### DIRECTIVE
Of all the lines in the records below, how many hold the word "that"? Give the number alone.

※

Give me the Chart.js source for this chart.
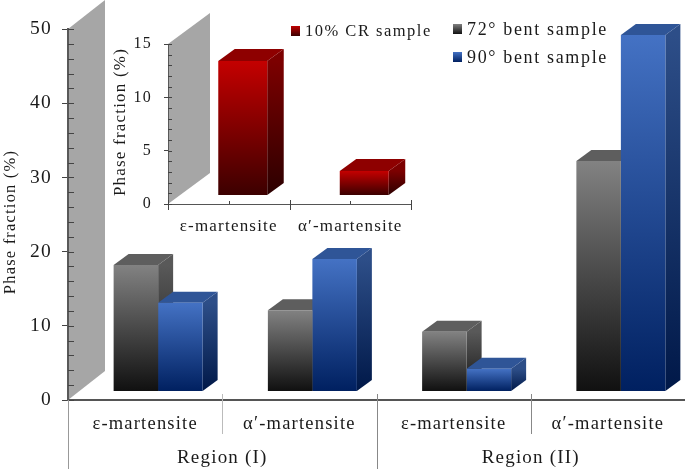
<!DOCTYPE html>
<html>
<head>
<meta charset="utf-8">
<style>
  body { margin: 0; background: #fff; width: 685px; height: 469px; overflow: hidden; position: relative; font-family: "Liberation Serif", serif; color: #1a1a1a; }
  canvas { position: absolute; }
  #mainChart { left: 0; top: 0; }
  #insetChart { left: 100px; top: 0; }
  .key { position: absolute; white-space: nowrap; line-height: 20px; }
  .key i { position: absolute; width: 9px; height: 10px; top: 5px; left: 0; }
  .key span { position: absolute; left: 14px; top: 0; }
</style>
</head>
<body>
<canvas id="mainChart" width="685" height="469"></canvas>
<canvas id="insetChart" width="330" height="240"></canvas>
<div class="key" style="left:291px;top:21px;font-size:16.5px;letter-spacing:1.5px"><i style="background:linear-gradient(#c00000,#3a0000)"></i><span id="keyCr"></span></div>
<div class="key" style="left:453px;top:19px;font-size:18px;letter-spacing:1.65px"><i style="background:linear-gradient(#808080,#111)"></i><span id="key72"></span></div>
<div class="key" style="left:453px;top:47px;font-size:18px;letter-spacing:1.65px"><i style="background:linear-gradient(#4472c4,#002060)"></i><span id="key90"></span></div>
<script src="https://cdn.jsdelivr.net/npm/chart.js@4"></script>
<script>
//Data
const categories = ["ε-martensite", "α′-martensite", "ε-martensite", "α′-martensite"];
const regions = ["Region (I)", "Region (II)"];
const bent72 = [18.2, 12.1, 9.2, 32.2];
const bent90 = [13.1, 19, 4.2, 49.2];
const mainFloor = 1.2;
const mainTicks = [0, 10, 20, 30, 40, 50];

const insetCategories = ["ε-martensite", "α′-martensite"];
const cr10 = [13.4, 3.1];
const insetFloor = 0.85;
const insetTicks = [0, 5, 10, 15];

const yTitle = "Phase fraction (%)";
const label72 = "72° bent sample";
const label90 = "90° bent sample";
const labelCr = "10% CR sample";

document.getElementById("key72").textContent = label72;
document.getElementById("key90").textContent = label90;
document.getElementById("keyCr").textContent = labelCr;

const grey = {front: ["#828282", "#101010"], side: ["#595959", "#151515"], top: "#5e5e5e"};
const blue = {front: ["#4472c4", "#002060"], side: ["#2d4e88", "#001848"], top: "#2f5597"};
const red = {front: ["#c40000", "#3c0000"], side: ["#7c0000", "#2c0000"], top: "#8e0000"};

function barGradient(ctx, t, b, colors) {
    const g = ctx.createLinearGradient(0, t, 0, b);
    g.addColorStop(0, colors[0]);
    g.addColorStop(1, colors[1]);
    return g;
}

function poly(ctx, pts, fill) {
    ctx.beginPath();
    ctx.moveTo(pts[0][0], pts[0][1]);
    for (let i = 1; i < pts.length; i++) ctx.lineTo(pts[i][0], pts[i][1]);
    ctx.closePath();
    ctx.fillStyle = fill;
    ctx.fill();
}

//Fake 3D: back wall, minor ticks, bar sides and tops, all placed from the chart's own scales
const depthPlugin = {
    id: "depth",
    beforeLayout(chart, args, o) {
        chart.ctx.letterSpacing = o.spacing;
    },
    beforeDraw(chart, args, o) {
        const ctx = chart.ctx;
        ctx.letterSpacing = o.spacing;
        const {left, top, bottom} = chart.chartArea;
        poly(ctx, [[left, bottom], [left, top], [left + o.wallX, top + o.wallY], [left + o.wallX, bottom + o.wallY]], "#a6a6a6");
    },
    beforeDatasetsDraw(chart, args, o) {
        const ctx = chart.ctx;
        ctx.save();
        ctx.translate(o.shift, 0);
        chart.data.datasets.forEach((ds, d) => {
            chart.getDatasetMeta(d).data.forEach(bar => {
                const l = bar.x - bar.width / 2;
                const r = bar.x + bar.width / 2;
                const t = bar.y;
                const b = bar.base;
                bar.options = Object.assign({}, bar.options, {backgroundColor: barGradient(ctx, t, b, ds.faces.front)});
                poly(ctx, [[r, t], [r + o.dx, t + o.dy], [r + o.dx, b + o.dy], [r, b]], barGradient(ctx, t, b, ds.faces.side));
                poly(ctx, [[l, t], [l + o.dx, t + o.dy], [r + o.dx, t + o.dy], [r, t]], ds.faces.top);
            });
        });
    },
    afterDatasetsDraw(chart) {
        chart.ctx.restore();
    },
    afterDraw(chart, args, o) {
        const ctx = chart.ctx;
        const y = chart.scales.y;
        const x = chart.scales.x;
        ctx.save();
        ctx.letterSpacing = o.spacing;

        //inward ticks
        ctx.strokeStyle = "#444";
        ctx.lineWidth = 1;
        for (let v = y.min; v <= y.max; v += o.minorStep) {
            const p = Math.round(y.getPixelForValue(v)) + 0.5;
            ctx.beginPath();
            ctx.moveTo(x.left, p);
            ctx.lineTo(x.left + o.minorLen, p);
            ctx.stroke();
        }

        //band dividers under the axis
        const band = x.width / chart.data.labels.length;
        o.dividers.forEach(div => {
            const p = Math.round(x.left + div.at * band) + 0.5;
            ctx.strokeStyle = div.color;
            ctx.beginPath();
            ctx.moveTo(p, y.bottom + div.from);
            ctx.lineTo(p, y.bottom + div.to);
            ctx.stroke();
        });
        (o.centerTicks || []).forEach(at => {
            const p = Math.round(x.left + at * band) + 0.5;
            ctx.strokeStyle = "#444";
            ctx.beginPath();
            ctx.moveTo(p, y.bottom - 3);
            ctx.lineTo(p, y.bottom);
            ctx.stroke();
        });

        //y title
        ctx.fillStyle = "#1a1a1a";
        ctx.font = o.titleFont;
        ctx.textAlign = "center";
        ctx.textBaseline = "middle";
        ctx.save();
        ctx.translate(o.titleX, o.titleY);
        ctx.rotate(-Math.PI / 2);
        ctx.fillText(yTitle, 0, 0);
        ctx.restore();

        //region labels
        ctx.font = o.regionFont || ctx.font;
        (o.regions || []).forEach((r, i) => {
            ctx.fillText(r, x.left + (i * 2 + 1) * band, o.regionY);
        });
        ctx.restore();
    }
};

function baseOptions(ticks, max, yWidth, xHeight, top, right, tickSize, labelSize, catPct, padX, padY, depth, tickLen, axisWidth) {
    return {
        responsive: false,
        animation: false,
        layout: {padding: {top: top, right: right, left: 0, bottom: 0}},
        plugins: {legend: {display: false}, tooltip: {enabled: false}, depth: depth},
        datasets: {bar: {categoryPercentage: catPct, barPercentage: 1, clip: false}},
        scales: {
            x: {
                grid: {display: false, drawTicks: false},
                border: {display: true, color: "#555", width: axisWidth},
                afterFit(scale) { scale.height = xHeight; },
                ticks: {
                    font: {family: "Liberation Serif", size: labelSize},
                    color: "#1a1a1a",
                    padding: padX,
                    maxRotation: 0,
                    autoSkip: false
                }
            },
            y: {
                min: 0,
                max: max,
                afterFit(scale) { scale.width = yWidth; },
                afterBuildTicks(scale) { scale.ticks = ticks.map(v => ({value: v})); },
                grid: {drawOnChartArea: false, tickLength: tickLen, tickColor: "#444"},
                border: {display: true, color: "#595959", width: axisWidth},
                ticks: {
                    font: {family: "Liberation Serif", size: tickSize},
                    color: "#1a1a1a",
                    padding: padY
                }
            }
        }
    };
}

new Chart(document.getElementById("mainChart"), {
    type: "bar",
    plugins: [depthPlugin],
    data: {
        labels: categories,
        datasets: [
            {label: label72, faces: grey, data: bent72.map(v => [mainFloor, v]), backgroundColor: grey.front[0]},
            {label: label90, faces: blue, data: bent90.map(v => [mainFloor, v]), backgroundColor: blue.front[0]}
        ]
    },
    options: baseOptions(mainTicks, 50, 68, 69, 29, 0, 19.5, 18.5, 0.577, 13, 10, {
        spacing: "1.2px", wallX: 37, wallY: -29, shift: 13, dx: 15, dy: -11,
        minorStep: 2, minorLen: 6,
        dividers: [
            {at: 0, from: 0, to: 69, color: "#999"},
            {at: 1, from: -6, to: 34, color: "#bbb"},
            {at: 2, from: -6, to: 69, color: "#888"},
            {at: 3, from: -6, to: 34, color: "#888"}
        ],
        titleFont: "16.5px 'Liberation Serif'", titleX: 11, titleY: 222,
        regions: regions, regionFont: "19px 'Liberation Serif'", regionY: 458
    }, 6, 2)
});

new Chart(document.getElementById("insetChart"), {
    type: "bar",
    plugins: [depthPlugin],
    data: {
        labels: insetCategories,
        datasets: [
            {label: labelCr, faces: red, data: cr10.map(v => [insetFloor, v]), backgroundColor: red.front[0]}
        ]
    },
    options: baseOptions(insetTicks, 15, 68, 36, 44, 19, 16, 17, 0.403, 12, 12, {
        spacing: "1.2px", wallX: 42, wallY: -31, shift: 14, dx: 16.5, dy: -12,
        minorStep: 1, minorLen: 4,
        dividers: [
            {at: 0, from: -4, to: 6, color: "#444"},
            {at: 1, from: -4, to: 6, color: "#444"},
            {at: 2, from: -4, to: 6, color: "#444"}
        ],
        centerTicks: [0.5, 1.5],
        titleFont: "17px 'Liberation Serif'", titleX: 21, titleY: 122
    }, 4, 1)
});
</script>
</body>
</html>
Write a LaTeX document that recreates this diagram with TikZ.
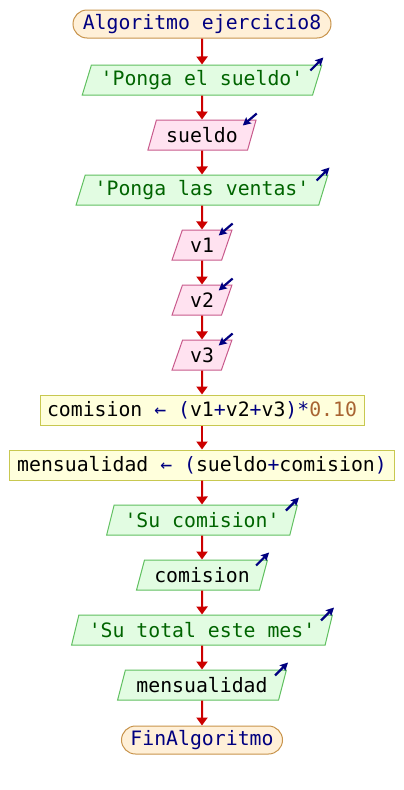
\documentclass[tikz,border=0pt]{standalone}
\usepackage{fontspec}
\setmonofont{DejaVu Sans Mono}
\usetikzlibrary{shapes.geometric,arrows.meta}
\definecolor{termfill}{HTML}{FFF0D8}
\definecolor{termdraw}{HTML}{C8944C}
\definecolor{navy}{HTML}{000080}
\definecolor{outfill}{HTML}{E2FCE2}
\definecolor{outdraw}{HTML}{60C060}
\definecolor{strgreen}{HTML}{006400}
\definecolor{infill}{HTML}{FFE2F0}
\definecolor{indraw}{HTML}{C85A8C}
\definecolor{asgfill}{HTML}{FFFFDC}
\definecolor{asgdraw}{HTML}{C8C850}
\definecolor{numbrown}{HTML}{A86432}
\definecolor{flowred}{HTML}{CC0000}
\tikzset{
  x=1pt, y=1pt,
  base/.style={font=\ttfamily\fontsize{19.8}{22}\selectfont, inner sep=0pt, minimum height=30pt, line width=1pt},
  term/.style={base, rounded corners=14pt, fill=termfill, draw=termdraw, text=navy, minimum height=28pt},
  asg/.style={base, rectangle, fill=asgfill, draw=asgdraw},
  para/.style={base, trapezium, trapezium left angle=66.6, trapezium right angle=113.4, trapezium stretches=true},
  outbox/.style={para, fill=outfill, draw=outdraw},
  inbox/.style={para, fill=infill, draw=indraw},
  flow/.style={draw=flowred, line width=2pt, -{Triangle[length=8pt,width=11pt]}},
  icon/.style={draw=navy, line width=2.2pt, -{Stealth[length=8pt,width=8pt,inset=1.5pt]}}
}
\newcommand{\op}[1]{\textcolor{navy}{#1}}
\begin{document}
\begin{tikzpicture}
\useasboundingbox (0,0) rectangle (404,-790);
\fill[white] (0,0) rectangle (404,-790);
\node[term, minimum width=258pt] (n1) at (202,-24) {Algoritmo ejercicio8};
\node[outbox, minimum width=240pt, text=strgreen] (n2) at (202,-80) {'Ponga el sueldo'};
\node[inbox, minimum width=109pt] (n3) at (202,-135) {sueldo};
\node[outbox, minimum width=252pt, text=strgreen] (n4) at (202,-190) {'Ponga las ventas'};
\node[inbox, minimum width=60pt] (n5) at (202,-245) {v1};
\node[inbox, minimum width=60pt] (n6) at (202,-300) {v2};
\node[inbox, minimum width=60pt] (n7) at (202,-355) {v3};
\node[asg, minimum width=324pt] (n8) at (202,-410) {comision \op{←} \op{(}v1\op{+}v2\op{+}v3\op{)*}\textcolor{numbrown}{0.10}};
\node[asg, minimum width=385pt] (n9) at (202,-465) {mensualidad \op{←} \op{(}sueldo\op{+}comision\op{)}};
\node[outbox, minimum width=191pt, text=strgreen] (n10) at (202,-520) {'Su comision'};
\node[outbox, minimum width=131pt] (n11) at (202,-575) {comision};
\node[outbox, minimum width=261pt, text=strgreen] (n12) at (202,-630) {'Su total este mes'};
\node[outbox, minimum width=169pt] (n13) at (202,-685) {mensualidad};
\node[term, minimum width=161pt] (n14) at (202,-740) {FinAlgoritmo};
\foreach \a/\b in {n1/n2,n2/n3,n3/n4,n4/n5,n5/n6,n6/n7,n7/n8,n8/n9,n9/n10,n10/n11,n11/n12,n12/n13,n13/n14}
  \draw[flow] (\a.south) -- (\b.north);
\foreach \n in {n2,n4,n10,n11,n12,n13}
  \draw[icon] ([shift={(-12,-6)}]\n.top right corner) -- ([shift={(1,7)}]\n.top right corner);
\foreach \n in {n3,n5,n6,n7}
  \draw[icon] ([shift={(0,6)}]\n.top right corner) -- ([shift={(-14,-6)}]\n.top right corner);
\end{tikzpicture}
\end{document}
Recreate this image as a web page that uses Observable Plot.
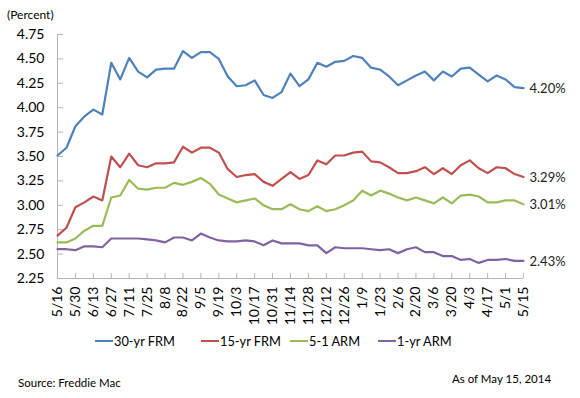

※

### SOLUTION FOR THIS EXERCISE
2